There's great potential with this idea, especially with so-called morality games. Rather than offering fairly straight-forward good/bad choices the player can be given options which they may view as good or bad depending on what details they've noticed in the environment. There's always more to every story than what we're told and conveying more information through details that may or may not be seen emphasizes the player's role not just in making moral choices but in acquiring and interpreting the information used to make that choice. The designer could even abdicate responsibility for labeling a choice as "good" or "bad" because, as is so often the case in life, that decision could validly differ depending on what the player knows.
Those details could also go a long way towards making a player feel more connected to a character as well as putting the responsibility on the player if they find the characters lacking in personality. You could have characters with a genuinely subdued personality who don't feel one-dimensional just because they aren't over-the-top and forthcoming with their life story like most characters with any "depth".
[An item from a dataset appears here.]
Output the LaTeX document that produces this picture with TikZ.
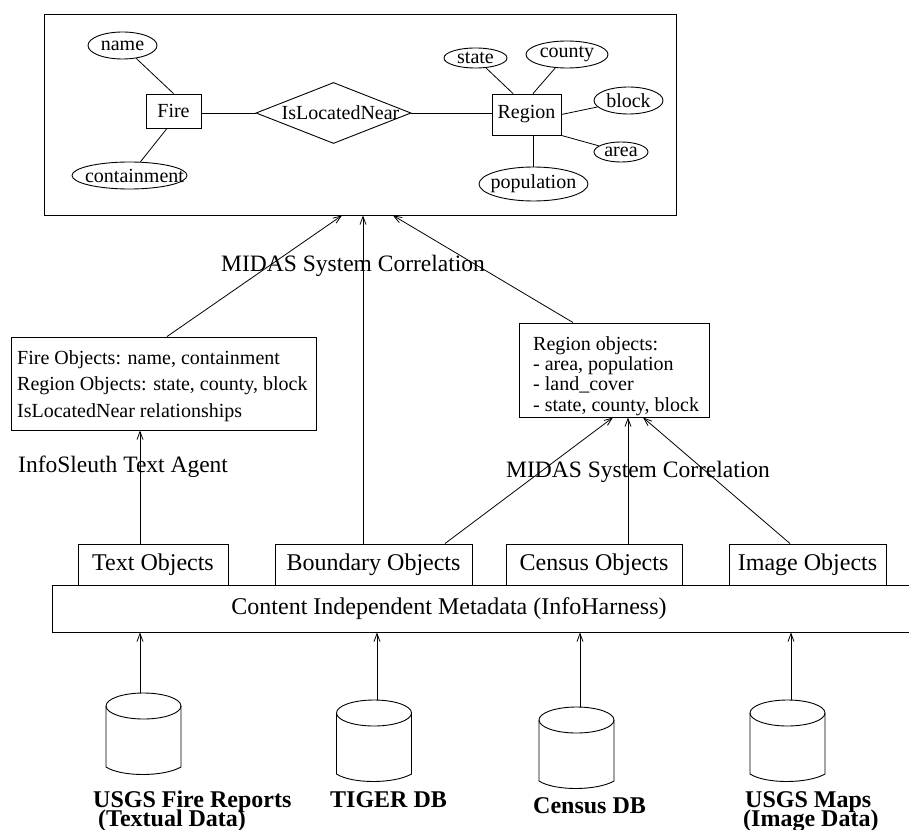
\documentclass[tikz,border=0pt]{standalone}
\usepackage{fontspec}
\setmainfont{Liberation Serif}
\usetikzlibrary{shapes.geometric,arrows.meta}
\begin{document}
\begin{tikzpicture}[x=1pt,y=-1pt,
  every node/.style={inner sep=0pt},
  box/.style={draw, rectangle, line width=0.9pt},
  ertext/.style={font=\fontsize{20}{24}\selectfont},
  entity/.style={box, ertext},
  attr/.style={draw, ellipse, line width=0.9pt},
  relship/.style={draw, diamond, line width=0.9pt},
  conn/.style={line width=0.8pt},
  arr/.style={line width=0.8pt, -{Straight Barb[length=8pt,width=6pt]}},
  objtext/.style={font=\fontsize{24}{28}\selectfont},
  flowlabel/.style={anchor=base west, font=\fontsize{23.5}{28}\selectfont},
  dblabel/.style={anchor=base west, font=\fontsize{24}{24}\selectfont\bfseries},
  dbcyl/.pic={
    \draw[line width=0.9pt] (0,0) ellipse [x radius=37.5pt, y radius=13pt];
    \draw[line width=0.9pt] (-37.5,0) -- (-37.5,61)
      .. controls (-22,71) and (20,71) .. (37.5,61) -- (37.5,0);
    \coordinate (-top) at (0,-13);
  }]
\useasboundingbox (0,0) rectangle (909,829);

% ---------- integrated ER schema ----------
\node[box, minimum width=632pt, minimum height=201pt] (schema) at (360,114.5) {};
\node[entity, minimum width=55pt, minimum height=34pt] (fire) at (173.5,111) {Fire};
\node[relship, minimum width=155pt, minimum height=61pt,
      label={[ertext,xshift=7pt]center:IsLocatedNear}] (near) at (333.5,113) {};
\node[entity, minimum width=69pt, minimum height=41pt] (region) at (526.5,114.5) {Region};

\node[attr, minimum width=69pt, minimum height=27pt, label={[ertext]center:name}] (name) at (122.5,45.5) {};
\node[attr, minimum width=115pt, minimum height=27pt, label={[ertext,xshift=5pt]center:containment}] (containment) at (129.5,175.5) {};
\node[attr, minimum width=63pt, minimum height=20pt, label={[ertext]center:state}] (state) at (475.5,58) {};
\node[attr, minimum width=82pt, minimum height=27pt, label={[ertext]center:county}] (county) at (567,54.5) {};
\node[attr, minimum width=69pt, minimum height=27pt, label={[ertext]center:block}] (block) at (628.5,100.5) {};
\node[attr, minimum width=54pt, minimum height=20pt, label={[ertext]center:area}] (area) at (621,152) {};
\node[attr, minimum width=109pt, minimum height=34pt, label={[ertext]center:population}] (population) at (533.5,184) {};

\draw[conn] (near.west) -- (near.west -| fire.east);
\draw[conn] (near.east) -- (near.east -| region.west);
\draw[conn] (name) -- (fire.north);
\draw[conn] (containment) -- ([xshift=-6.5pt]fire.south);
\draw[conn] (state) -- ([xshift=-13.5pt]region.north);
\draw[conn] (county) -- ([xshift=6.5pt]region.north);
\draw[conn] (block) -- (region.east);
\draw[conn] (area) -- (region.south east);
\draw[conn] (population.north) -- (population.north |- region.south);

% ---------- extracted objects ----------
\node[box, minimum width=305pt, minimum height=93pt] (fireobj) at (163.5,383.5) {};
\node[anchor=north west, align=left, font=\fontsize{20}{26.5}\selectfont] (fireobjtext) at (17,350.3)
  {Fire Objects: name, containment\\Region Objects: state, county, block\\IsLocatedNear relationships};

\node[box, minimum width=190pt, minimum height=94pt] (regobj) at (614,370) {};
\node[anchor=north west, align=left, font=\fontsize{20}{20.3}\selectfont] (regobjtext) at (533,336.3)
  {Region objects:\\- area, population\\- land\_cover\\- state, county, block};

\node[flowlabel] (midastop) at (221,271) {MIDAS System Correlation};
\node[flowlabel] (midaslow) at (506,477) {MIDAS System Correlation};
\node[flowlabel] (agent) at (18,472) {InfoSleuth Text Agent};

% ---------- metadata layer ----------
\node[box, objtext, minimum width=150pt, minimum height=41pt] (textobj) at (153,564.5) {Text Objects};
\node[box, objtext, minimum width=197pt, minimum height=41pt] (boundobj) at (373.5,564.5) {Boundary Objects};
\node[box, objtext, minimum width=176pt, minimum height=41pt] (censusobj) at (594,564.5) {Census Objects};
\node[box, objtext, minimum width=157pt, minimum height=41pt] (imageobj) at (807.5,564.5) {Image Objects};
\node[box, minimum width=864pt, minimum height=47pt,
      label={[objtext,xshift=-35pt]center:Content Independent Metadata (InfoHarness)}] (cim) at (484,608.5) {};

% ---------- arrows between layers ----------
\coordinate (tA) at ([xshift=-13pt]textobj.north);
\draw[arr] (tA) -- (tA |- fireobj.south);
\draw[arr] ([xshift=3.5pt]fireobj.north) -- ([xshift=-18pt]schema.south);
\coordinate (bA) at ([xshift=-10.5pt]boundobj.north);
\draw[arr] (bA) -- (bA |- schema.south);
\draw[arr] ([xshift=-41pt]regobj.north) -- ([xshift=33pt]schema.south);

\draw[arr] ([xshift=71.5pt]boundobj.north) -- ([xshift=-1pt]regobj.south);
\coordinate (cA) at ([xshift=34pt]censusobj.north);
\draw[arr] (cA) -- (cA |- regobj.south);
\draw[arr] ([xshift=-17.5pt]imageobj.north) -- ([xshift=29pt]regobj.south);

% ---------- data sources ----------
\pic (db1) at (143.5,706) {dbcyl};
\pic (db2) at (374,713) {dbcyl};
\pic (db3) at (576.5,720) {dbcyl};
\pic (db4) at (787.5,713) {dbcyl};

\coordinate (d1) at ([xshift=-3.5pt]db1-top);
\coordinate (d2) at ([xshift=3pt]db2-top);
\coordinate (d3) at ([xshift=3.5pt]db3-top);
\coordinate (d4) at ([xshift=3.5pt]db4-top);
\draw[arr] (d1) -- (d1 |- cim.south);
\draw[arr] (d2) -- (d2 |- cim.south);
\draw[arr] (d3) -- (d3 |- cim.south);
\draw[arr] (d4) -- (d4 |- cim.south);

\node[dblabel] (usgsfire) at (93,807) {USGS Fire Reports};
\node[dblabel] (usgsfire2) at (98,826) {(Textual Data)};
\node[dblabel] (tiger) at (330,807) {TIGER DB};
\node[dblabel] (census) at (533,813) {Census DB};
\node[dblabel] (usgsmaps) at (745,807) {USGS Maps};
\node[dblabel] (usgsmaps2) at (743,826) {(Image Data)};
\end{tikzpicture}
\end{document}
Delayed response due to catching up on my post-holiday Google Reader backlog, but I thought this was interesting:
"What I would really like to see is a house, in a game, where every piece of furniture is different in unique, every picture on the wall tells you something about the people who live there."
I'd argue that this is a problem that's much easier to solve with technology than with technique. Generating unique assets for every house in a game (unless there's a very small number of houses) is an impossible task for an art team.
But a procedural system that could pseudo-randomly generate living rooms could potentially solve this problem, once the technology gets there. Further, if it possessed the ability to translate photographs into in-game textures, it could crawl the net looking for images of living rooms and feeding those into its data sources. And before you know it, we'll have SkyNet and the we'll be fighting the world's deadliest interior decorators. Remember, I called it here first.